The Other Side of the Tracks

I’ve been off line for a bit, training hard for the Seattle to Portland Bicycle Classic (with my daughter Maggie). Toward the end, we were riding about 120 miles a week. That takes a lot of hours–hours that kept me from the computer and from writing.  We finished the 205 mile ride on July 10th, feeling strong. As a ride, it went well.

But on June 4th, we had a frightening training ride,  and in the process, we discovered a very powerful lesson. It began on a sunny Saturday morning with the plan to complete 60 miles of the Burke Gillman Trail, in Seattle, Washington. Some of you know that  the BG isn’t finished in the Ballard portion, and just six miles into our ride, as we headed west, we turned a corner to make an alarming discovery. I had swung wide, ending up on the “wrong side” of a set of unused railroad tracks.

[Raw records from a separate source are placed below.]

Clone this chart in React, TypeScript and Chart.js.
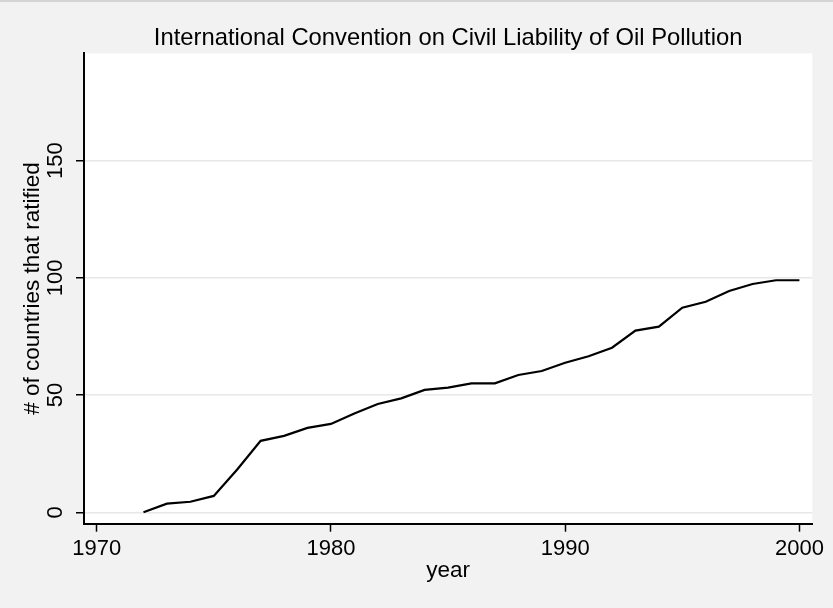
import React, { useEffect, useRef } from "react";
import { Chart, registerables } from "chart.js";

Chart.register(...registerables);

const years = [1972, 1973, 1974, 1975, 1976, 1977, 1978, 1979, 1980, 1981, 1982, 1983, 1984, 1985, 1986, 1987, 1988, 1989, 1990, 1991, 1992, 1993, 1994, 1995, 1996, 1997, 1998, 1999, 2000];
const ratified = [0, 3.7, 4.5, 7, 18.3, 30.5, 32.6, 36, 37.7, 42.2, 46.2, 48.6, 52.2, 53.2, 55, 55, 58.6, 60.3, 63.8, 66.6, 70.2, 77.5, 79.2, 87.3, 89.8, 94.4, 97.4, 99, 99];
const xTicks = [1970, 1980, 1990, 2000];
const yTicks = [0, 50, 100, 150];
const titleText = "International Convention on Civil Liability of Oil Pollution";
const xTitle = "year";
const yTitle = "# of countries that ratified";

const FAMILY = "'Liberation Sans', Arial, Helvetica, sans-serif";

export default function App() {
  const ref = useRef<HTMLCanvasElement>(null);

  useEffect(() => {
    document.body.style.margin = "0";
    const canvas = ref.current;
    if (!canvas) return;

    const bg = {
      id: "bg",
      beforeDraw(chart: any) {
        const { ctx, chartArea: a, width, height } = chart;
        ctx.save();
        ctx.fillStyle = "#f2f2f2";
        ctx.fillRect(0, 0, width, height);
        ctx.fillStyle = "#d4d4d4";
        ctx.fillRect(0, 0, width, 2);
        ctx.fillStyle = "#ffffff";
        ctx.fillRect(a.left, a.top, a.right - a.left, a.bottom - a.top);
        ctx.restore();
      },
    };

    const tickFont = { family: FAMILY, size: 22 };
    const titleFont = { family: FAMILY, size: 22.5 };

    const chart = new Chart(canvas, {
      type: "line",
      data: {
        datasets: [
          {
            data: years.map((yr, i) => ({ x: yr, y: ratified[i] })),
            borderColor: "#000000",
            borderWidth: 2.2,
            pointRadius: 0,
            tension: 0,
            fill: false,
          },
        ],
      },
      options: {
        responsive: false,
        animation: false,
        devicePixelRatio: 1,
        layout: { padding: { left: 0, right: 20.7, top: 0, bottom: 0 } },
        plugins: {
          legend: { display: false },
          tooltip: { enabled: false },
          title: {
            display: true,
            text: titleText,
            fullSize: false,
            color: "#000000",
            font: { family: FAMILY, size: 23.8, weight: "normal" },
            padding: { top: 24.2, bottom: 0.6 },
          },
        },
        scales: {
          x: {
            type: "linear",
            min: 1969.46,
            max: 2000.55,
            afterBuildTicks: (s: any) => {
              s.ticks = xTicks.map((v) => ({ value: v }));
            },
            afterFit: (s: any) => {
              s.height = 84.3;
            },
            grid: { drawOnChartArea: false, tickLength: 8, tickColor: "#000000", tickWidth: 1.5 },
            border: { color: "#000000", width: 2 },
            ticks: {
              color: "#000000",
              font: tickFont,
              padding: 4.5,
              maxRotation: 0,
              autoSkip: false,
              callback: (v: any) => String(v),
            },
            title: {
              display: true,
              text: xTitle,
              color: "#000000",
              font: titleFont,
              padding: { top: 0, bottom: 23.5 },
            },
          },
          y: {
            type: "linear",
            min: -4.86,
            max: 195.8,
            afterBuildTicks: (s: any) => {
              s.ticks = yTicks.map((v) => ({ value: v }));
            },
            afterFit: (s: any) => {
              s.width = 84;
            },
            grid: { color: "#e8e8e8", lineWidth: 1.5, tickLength: 8, tickColor: "#000000", tickWidth: 1.5 },
            border: { color: "#000000", width: 2 },
            ticks: {
              color: "#000000",
              font: tickFont,
              padding: 2,
              minRotation: 90,
              maxRotation: 90,
              crossAlign: "center",
              autoSkip: false,
              callback: (v: any) => String(v),
            },
            title: {
              display: true,
              text: yTitle,
              color: "#000000",
              font: titleFont,
              padding: { top: 19.5, bottom: 0 },
            },
          },
        },
      } as any,
      plugins: [bg],
    });

    return () => chart.destroy();
  }, []);

  return (
    <div style={{ width: 833, height: 608 }}>
      <canvas ref={ref} width={833} height={608} style={{ display: "block" }} />
    </div>
  );
}
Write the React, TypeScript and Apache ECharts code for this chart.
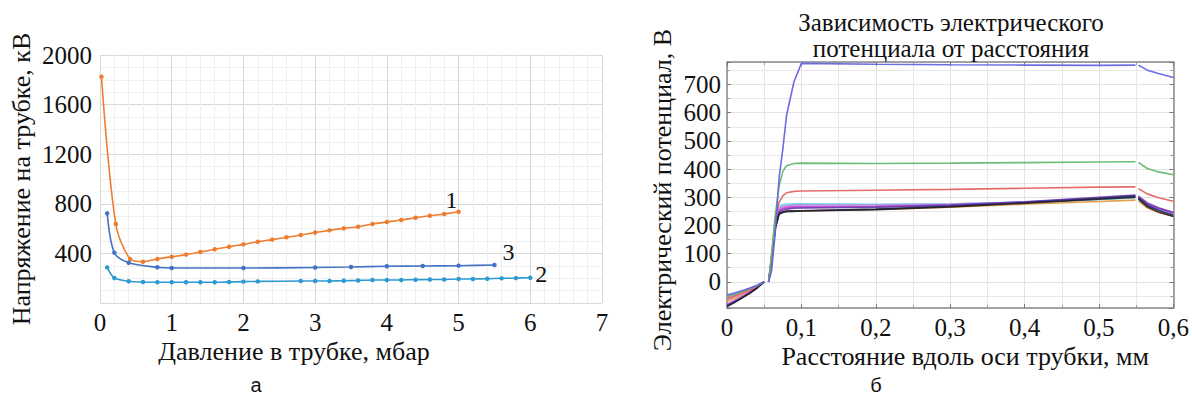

Maggie managed to end up on the traffic side of the tracks, riding safely parallel to them. I, on the other hand, was on the shoulder side of the tracks, with these two iron rails (running parallel to our direction of travel), lying between me and the riding lane. I needed to cross those tracks; but I knew I was in trouble.

The cardinal rule of bike riding is NEVER, EVER cross railroad tracks without crossing at a 90 degree angle. I knew that. I said out loud, “Oh boy. I’m in trouble. I don’t want to be here.” I said it several times.

But I never stopped to think through the problem. I was too anxious to cross the tracks, to keep going, to make progress. We had so far to go, you know? I knew the rule, and I must have decided that I could successfully break it (though I don’t really remember making that decision). I swung wide and took a sharp angle toward the first rail. Crossed it. Still up.

Crossing the second rail, my tire caught in the space between the rail and the pavement. I went down like a rock from a jet airliner– at maximum velocity — never even removing my hands from the bar hoods. I crashed, elbow first, hips and knees only slightly behind, into the pavement, landing directly in the traffic behind me. Luckily, no car was nearby, and a rider behind me blocked the traffic lane while I tried to get off the pavement. At the moment of impact, I got a terrible cramp in my left calf. Wrenching myself out of the pedals, I danced in the street to rid myself of the cramp, before collapsing on the side of the road and weeping in pain. I thought I’d broken my left elbow.

The pain was so intense that while Maggie cleansed it with an antibiotic wipe, I never felt her digging out the gravel.

We managed to get me patched up, go to a repair shop (where they re-hung my front deraileur), and finish our sixty mile ride. I was sore, but not dead, and for that I am very grateful.

I got to thinking about that set of tracks and the cardinal rule that I’d broken. Why did I think that I’d get away with it? Why didn’t I stop and make a safer plan? Why the big hurry? Why the foolish decision?

Isn’t that like sin? Don’t we think we’ll “get away with it?” Just this once? I’m too busy. It’s too important. No one will notice. I won’t get hurt. No one else will get hurt. And we do what we KNOW BETTER THAN TO DO.

I’ve done it. I’ve had that fleeting thought, “this won’t work well.” And I’ve done it anyway. Lost my temper. Said something I later regret. And like the bicycle, I’ve found myself on the ground in a virtual heap.

Makes you think doesn’t it? Had a rail trip you up lately?